Luoghi simbolici della Capitanata, magnifici ma tristissimi. Kunst, il blog di storia dell’arte di Mario Cobuzzi, lancia l’allarme sullo stato di inquietante degrado in cui versano la Fortezza Angioina di Lucera e la Regia Masseria del Pantano di Foggia.
L’autore ha visitato i due siti ad una certa distanza di tempo e già nel suo blog aveva sottolineato la necessità di interventi di salvaguardia. Per il castello lucerino si tratterebbe di interventi manutentivi, volti ad assicurarne l’agibilità e il decoro. Per la Masseria federiciana che sorge all’estrema periferia del capoluogo, la situazione è ancora più critica, se non drammatica: senza interventi di recupero si corre il rischio che crolli. Da un momento all’altro.
“Entrambi i siti sono tornato a visitarli di recente, e purtroppo le loro condizioni sono tutt’altro che migliorate”, scrive Cobuzzi (qui potete leggere il post integralmente).
Scarsa per non dire inesistente la manutenzione del castello di Lucera. “Con le piogge copiose degli ultimi tempi – si legge – , la fortezza ha visto buona parte dell’enorme spazio all’interno delle mura tramutarsi in una sorta di disordinata boscaglia che rende la visita completa del sito ancor più impervia. Se durante la mia prima visita era rischioso addentrasi nelle varie torrette che costellano la cinta muraria, ora è diventato impossibile anche il solo avvicinarsi ad esse.”

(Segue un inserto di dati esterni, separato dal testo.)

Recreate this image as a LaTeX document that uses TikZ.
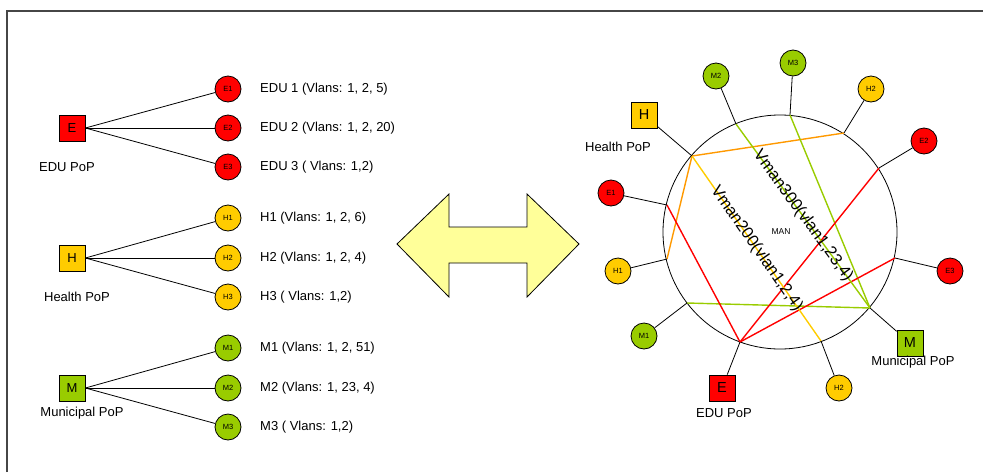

I piccioni depositano indisturbati i loro escrementi nella Torre della Leonessa. In compenso le piogge abbonamenti hanno fatto crescere tanta rucola selvatica, che viene tempestivamente raccolta come si vede in una delle foto pubblicate dal blog.
“Sono passati quasi due anni dalla mia prima visita alla Fortezza che vi documentai nell’altro post: se qualcosa è cambiato, è cambiato in peggio. E di questo io per primo provo un’enorme vergogna” commenta amaramente Cobuzzi.
Non vanno meglio le cose per la Masseria anzi vanno decisamente peggio: “ogni volta che ripasso lì vicino, il magone diventa sempre più grosso: vederla poi così, assediata e quasi inghiottita dalla vegetazione selvaggia che ne copre la parte bassa del perimetro e, dunque, una parte importante di quel che da fuori si può vedere dell’interno, getta davvero nello sconforto; nel farsesco, invece, fa piombare la ridicola recinzione, tra l’altro rotta in più punti, che è messa lì a proteggere non si sa bene come un cadavere volutamente e criminosamente lasciato in decomposizione.”
Sono contesti e situazioni diverse, puntualizza tuttavia l’autore che opera una netta distinzione tra la sensibilità dei lucherini e quelli di quanti risiedono invece nel capoluogo.
Considerazioni amare, pesanti, destinate a far discutere: “Foggia e Lucera distano tra loro venti chilometri scarsi: ma sono venti chilometri che conducono da una realtà, Lucera, che tiene alla sua storia, la conosce, la cura, una realtà che dunque è orgogliosa di se stessa e delle sue radici (di recente è stato ultimato il restauro dell’Anfiteatro romano) a un’altra, quella foggiana, che il suo passato non lo conosce o che, quando lo conosce, lo lascia lì a morire infischiandosene. I foggiani tengono a ben altre cose: al calcio, soprattutto, unico vero collante di una comunità priva di altri legami identitari.”